## START
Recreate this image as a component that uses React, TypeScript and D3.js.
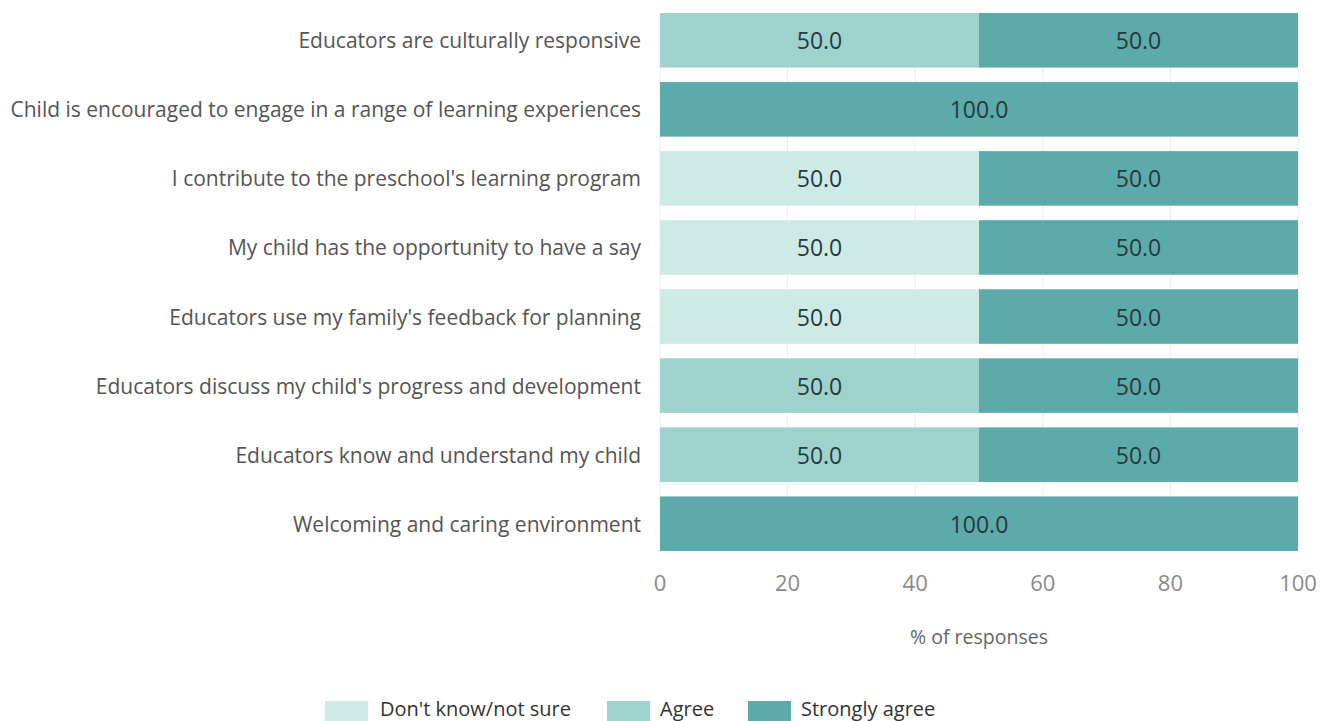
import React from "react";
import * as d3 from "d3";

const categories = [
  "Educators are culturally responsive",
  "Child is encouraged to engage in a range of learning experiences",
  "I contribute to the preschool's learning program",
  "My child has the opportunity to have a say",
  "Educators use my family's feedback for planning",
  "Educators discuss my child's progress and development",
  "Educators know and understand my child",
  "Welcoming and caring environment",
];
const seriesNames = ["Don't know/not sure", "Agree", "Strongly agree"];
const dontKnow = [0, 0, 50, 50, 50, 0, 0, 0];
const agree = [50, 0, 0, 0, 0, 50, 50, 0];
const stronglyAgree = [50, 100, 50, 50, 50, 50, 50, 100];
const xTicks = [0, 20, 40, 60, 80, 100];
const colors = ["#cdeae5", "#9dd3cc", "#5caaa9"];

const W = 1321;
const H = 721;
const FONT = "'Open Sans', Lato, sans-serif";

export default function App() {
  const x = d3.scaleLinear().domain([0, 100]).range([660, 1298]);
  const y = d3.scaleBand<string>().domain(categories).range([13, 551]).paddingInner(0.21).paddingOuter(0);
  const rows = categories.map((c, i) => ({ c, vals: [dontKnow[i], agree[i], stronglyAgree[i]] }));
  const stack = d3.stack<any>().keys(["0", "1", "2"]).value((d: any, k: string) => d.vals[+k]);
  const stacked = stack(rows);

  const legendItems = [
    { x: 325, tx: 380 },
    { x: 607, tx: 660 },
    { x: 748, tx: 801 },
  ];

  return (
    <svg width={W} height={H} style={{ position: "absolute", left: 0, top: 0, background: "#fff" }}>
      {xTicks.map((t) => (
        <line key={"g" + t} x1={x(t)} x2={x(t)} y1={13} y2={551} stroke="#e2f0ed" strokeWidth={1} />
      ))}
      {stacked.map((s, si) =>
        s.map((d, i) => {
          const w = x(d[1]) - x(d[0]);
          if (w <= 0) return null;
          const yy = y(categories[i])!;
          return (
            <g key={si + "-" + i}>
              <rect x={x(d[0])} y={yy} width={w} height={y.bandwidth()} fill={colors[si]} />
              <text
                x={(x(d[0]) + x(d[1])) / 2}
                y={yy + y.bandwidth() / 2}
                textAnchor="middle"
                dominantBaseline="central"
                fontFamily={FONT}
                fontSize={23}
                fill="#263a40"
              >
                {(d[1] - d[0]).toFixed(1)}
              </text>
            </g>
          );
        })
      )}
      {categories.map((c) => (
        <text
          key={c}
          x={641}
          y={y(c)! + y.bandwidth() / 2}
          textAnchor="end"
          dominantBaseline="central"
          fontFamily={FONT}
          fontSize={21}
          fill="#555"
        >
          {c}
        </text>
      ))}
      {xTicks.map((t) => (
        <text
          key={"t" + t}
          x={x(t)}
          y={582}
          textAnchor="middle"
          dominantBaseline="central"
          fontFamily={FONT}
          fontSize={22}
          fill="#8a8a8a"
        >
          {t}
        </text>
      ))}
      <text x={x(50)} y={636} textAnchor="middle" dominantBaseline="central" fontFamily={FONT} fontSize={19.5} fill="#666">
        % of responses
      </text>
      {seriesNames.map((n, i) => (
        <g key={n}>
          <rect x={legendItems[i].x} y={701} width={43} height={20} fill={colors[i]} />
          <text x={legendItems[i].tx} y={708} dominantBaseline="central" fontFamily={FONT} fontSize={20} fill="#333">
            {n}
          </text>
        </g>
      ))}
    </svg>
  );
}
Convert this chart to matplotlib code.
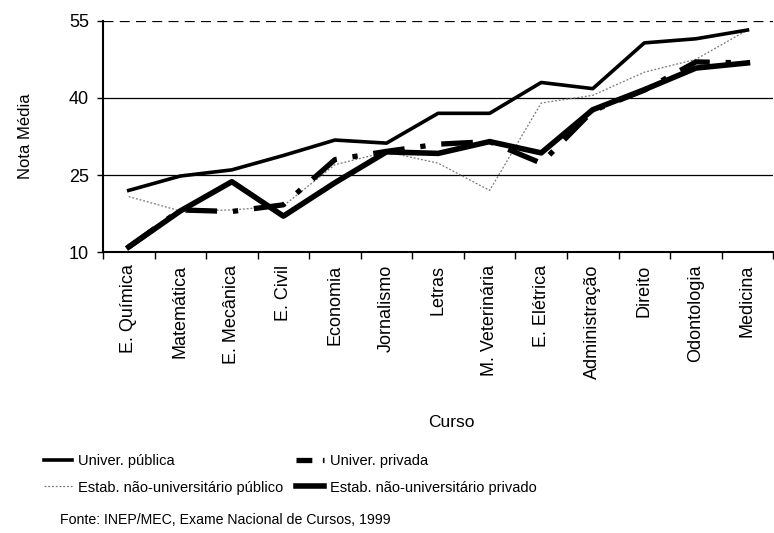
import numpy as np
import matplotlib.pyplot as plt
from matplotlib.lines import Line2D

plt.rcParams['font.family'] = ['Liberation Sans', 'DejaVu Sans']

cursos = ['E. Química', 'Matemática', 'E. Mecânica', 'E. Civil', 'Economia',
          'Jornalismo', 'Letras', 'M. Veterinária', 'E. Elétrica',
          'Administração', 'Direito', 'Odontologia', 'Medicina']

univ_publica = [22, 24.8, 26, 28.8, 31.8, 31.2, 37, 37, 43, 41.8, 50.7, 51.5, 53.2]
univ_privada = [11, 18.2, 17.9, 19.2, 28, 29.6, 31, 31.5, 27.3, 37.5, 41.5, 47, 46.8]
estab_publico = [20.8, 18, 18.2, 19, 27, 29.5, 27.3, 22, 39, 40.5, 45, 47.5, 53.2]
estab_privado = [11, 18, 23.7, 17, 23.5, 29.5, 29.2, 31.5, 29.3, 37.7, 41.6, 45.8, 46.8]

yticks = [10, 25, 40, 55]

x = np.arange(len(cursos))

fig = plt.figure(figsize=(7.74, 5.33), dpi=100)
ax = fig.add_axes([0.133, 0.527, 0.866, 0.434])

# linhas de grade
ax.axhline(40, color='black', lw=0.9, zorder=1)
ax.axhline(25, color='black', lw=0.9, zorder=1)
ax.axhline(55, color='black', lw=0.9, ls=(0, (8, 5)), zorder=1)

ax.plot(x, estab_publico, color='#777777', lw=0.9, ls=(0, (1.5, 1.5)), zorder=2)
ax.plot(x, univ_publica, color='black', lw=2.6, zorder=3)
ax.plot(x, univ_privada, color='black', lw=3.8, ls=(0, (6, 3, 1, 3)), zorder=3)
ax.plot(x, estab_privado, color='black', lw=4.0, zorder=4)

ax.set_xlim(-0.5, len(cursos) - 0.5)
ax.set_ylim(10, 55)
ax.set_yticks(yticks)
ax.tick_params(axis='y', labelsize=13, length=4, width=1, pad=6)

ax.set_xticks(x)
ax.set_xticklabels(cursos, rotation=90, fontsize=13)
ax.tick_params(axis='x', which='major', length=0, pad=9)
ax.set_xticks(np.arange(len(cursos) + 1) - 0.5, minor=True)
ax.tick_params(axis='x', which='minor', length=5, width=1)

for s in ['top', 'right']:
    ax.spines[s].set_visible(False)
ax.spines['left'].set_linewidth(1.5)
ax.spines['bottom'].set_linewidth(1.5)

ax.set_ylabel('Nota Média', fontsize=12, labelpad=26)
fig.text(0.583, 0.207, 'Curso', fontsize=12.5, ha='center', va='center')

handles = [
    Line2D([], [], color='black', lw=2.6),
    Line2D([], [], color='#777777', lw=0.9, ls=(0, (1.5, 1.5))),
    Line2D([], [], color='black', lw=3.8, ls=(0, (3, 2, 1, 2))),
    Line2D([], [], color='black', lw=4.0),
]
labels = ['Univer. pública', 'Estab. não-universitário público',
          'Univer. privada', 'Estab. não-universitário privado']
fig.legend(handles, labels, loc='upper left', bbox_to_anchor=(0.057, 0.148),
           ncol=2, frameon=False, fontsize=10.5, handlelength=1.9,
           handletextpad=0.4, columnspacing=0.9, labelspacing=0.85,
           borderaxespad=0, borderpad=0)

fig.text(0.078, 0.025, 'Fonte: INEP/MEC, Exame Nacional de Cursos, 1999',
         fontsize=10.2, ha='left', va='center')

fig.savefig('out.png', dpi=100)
## END
## START
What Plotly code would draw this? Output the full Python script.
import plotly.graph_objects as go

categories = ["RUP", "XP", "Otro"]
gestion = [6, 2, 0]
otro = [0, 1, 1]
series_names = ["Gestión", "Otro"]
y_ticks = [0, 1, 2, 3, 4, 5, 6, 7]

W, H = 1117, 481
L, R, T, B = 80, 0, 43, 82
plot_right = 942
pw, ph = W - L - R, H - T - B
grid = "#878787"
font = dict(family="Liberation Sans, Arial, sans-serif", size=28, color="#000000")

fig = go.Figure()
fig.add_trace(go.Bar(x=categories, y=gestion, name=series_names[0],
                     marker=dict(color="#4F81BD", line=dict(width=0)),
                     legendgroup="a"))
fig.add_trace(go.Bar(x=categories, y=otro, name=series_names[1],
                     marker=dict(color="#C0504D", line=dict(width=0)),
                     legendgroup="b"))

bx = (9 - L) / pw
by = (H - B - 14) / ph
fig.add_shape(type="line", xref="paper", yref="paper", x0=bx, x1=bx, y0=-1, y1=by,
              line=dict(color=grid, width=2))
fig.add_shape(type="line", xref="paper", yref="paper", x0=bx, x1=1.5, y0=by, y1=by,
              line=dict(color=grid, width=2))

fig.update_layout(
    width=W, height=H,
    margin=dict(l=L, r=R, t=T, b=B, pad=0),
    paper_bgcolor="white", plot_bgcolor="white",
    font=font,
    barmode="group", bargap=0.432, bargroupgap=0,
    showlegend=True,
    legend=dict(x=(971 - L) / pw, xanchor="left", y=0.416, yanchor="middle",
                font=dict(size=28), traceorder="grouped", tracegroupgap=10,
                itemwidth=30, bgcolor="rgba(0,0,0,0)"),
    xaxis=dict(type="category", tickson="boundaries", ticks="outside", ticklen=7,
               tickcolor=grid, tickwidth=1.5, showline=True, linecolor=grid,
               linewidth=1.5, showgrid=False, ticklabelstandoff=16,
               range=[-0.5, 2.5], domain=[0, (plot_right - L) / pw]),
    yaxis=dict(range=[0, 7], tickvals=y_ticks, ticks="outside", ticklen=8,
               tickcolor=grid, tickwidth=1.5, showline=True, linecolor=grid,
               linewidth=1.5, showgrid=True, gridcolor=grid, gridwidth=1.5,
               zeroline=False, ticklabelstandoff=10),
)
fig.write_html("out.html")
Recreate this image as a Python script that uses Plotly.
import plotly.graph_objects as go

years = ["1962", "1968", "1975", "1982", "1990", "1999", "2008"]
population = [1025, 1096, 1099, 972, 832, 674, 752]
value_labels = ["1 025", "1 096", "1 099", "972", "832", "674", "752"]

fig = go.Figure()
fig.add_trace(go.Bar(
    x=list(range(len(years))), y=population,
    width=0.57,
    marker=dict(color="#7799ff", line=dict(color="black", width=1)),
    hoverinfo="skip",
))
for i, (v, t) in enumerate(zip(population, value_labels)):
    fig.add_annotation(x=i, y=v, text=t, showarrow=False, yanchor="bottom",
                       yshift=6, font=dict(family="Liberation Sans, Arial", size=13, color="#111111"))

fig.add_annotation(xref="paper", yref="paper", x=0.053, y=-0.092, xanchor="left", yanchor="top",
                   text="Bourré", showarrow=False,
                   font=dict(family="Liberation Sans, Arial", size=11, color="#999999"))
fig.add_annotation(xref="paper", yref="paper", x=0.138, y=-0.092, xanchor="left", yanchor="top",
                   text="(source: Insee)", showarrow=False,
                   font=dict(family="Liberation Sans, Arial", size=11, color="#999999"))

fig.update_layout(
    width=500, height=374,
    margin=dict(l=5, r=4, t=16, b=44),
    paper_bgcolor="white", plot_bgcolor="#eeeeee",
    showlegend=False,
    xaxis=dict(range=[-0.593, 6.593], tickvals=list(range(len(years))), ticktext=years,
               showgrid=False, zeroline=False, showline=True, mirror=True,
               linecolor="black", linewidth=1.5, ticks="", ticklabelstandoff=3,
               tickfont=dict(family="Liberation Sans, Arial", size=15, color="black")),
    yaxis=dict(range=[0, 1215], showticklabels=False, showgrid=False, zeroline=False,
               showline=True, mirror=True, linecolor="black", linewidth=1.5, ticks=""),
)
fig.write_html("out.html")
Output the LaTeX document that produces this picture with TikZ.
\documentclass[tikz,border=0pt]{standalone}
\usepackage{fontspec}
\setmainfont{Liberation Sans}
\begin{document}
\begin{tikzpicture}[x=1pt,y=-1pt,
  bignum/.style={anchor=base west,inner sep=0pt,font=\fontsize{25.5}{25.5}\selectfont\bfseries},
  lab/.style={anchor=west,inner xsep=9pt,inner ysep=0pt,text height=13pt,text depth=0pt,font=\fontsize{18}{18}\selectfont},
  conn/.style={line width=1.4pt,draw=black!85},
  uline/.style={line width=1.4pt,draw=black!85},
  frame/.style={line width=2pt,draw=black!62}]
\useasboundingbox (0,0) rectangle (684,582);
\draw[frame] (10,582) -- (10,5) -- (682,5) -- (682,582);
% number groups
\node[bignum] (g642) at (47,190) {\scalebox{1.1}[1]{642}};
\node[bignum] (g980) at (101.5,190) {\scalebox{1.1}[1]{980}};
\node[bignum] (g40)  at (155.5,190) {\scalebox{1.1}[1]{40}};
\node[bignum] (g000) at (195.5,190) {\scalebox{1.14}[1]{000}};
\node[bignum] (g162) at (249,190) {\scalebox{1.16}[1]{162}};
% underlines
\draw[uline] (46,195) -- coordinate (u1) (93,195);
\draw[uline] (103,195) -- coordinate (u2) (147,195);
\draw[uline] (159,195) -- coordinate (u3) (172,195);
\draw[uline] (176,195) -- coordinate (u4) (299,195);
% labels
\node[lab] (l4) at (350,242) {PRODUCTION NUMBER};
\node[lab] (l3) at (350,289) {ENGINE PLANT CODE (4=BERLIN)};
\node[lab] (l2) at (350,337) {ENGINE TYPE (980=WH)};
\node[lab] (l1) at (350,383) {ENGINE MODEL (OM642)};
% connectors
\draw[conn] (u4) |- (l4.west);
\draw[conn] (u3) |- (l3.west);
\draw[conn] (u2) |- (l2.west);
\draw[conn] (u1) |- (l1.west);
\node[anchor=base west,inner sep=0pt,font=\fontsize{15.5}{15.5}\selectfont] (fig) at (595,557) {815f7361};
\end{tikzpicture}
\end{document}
## END
## START
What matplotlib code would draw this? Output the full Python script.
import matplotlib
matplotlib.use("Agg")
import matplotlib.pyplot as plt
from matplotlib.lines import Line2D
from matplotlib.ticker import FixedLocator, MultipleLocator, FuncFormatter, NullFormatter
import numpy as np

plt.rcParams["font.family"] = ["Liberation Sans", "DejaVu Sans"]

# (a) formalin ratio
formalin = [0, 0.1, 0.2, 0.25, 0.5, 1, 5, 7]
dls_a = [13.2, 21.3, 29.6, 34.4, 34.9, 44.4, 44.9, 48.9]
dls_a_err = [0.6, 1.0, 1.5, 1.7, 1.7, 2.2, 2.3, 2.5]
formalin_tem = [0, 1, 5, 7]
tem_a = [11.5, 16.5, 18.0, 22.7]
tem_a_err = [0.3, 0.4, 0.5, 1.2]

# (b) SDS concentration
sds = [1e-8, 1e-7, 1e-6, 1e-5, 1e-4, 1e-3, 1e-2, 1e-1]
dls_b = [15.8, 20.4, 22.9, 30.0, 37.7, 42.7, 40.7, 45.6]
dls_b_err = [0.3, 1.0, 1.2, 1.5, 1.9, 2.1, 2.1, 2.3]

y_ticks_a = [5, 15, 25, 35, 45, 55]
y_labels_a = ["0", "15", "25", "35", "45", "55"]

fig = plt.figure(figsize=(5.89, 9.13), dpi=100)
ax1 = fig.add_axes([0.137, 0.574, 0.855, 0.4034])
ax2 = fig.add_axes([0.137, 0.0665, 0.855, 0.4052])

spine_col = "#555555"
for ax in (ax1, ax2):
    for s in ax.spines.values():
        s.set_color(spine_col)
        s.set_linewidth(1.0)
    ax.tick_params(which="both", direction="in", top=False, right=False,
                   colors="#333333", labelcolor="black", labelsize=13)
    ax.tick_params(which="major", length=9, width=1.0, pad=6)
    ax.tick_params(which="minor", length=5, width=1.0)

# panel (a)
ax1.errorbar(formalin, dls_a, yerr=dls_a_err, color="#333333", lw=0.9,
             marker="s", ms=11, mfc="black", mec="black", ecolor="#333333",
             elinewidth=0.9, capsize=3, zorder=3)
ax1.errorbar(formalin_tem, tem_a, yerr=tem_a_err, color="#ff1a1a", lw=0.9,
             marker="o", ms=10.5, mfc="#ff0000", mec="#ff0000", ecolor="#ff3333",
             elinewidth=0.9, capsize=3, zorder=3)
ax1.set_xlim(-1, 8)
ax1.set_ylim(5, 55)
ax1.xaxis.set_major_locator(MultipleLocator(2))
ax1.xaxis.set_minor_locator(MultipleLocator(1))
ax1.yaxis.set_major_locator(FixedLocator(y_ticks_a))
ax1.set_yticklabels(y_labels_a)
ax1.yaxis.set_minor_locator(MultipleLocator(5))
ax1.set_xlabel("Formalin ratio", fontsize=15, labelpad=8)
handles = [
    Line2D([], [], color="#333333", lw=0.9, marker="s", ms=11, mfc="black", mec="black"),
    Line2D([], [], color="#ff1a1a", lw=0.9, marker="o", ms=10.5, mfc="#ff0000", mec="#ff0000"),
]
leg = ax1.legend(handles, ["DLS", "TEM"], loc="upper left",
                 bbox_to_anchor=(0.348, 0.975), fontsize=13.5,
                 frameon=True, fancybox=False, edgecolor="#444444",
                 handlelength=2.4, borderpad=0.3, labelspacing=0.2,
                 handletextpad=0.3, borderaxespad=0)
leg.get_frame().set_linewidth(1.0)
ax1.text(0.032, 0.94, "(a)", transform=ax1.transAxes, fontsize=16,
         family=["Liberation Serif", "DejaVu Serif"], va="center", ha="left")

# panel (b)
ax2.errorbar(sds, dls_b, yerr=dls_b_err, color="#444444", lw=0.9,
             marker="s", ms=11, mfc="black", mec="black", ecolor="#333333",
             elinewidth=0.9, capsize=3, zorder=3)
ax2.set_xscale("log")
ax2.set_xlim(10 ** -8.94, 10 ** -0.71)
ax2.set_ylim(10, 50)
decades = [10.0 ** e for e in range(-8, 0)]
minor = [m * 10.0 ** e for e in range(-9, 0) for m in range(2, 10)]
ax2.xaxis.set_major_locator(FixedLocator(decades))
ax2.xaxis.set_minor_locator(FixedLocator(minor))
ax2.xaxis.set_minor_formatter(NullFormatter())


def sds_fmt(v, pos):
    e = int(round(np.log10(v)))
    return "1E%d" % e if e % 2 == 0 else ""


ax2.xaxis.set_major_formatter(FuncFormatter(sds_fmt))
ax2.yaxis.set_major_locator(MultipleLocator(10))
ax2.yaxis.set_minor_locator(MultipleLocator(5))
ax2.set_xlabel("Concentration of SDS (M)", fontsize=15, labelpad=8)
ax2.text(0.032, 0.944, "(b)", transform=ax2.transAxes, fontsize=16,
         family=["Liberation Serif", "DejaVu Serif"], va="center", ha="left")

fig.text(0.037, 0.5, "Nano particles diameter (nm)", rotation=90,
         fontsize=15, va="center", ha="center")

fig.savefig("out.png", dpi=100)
## END
Problem to solve:
Copy the lines above exactly, starting with the line that contains "Convert this chart to matplotlib code." and ending with the line that contains "ax.spines['bottom'].set_linewidth(1.5)", and leave out any pictures.

Written reply:
Convert this chart to matplotlib code.
import numpy as np
import matplotlib.pyplot as plt
from matplotlib.lines import Line2D

plt.rcParams['font.family'] = ['Liberation Sans', 'DejaVu Sans']

cursos = ['E. Química', 'Matemática', 'E. Mecânica', 'E. Civil', 'Economia',
          'Jornalismo', 'Letras', 'M. Veterinária', 'E. Elétrica',
          'Administração', 'Direito', 'Odontologia', 'Medicina']

univ_publica = [22, 24.8, 26, 28.8, 31.8, 31.2, 37, 37, 43, 41.8, 50.7, 51.5, 53.2]
univ_privada = [11, 18.2, 17.9, 19.2, 28, 29.6, 31, 31.5, 27.3, 37.5, 41.5, 47, 46.8]
estab_publico = [20.8, 18, 18.2, 19, 27, 29.5, 27.3, 22, 39, 40.5, 45, 47.5, 53.2]
estab_privado = [11, 18, 23.7, 17, 23.5, 29.5, 29.2, 31.5, 29.3, 37.7, 41.6, 45.8, 46.8]

yticks = [10, 25, 40, 55]

x = np.arange(len(cursos))

fig = plt.figure(figsize=(7.74, 5.33), dpi=100)
ax = fig.add_axes([0.133, 0.527, 0.866, 0.434])

# linhas de grade
ax.axhline(40, color='black', lw=0.9, zorder=1)
ax.axhline(25, color='black', lw=0.9, zorder=1)
ax.axhline(55, color='black', lw=0.9, ls=(0, (8, 5)), zorder=1)

ax.plot(x, estab_publico, color='#777777', lw=0.9, ls=(0, (1.5, 1.5)), zorder=2)
ax.plot(x, univ_publica, color='black', lw=2.6, zorder=3)
ax.plot(x, univ_privada, color='black', lw=3.8, ls=(0, (6, 3, 1, 3)), zorder=3)
ax.plot(x, estab_privado, color='black', lw=4.0, zorder=4)

ax.set_xlim(-0.5, len(cursos) - 0.5)
ax.set_ylim(10, 55)
ax.set_yticks(yticks)
ax.tick_params(axis='y', labelsize=13, length=4, width=1, pad=6)

ax.set_xticks(x)
ax.set_xticklabels(cursos, rotation=90, fontsize=13)
ax.tick_params(axis='x', which='major', length=0, pad=9)
ax.set_xticks(np.arange(len(cursos) + 1) - 0.5, minor=True)
ax.tick_params(axis='x', which='minor', length=5, width=1)

for s in ['top', 'right']:
    ax.spines[s].set_visible(False)
ax.spines['left'].set_linewidth(1.5)
ax.spines['bottom'].set_linewidth(1.5)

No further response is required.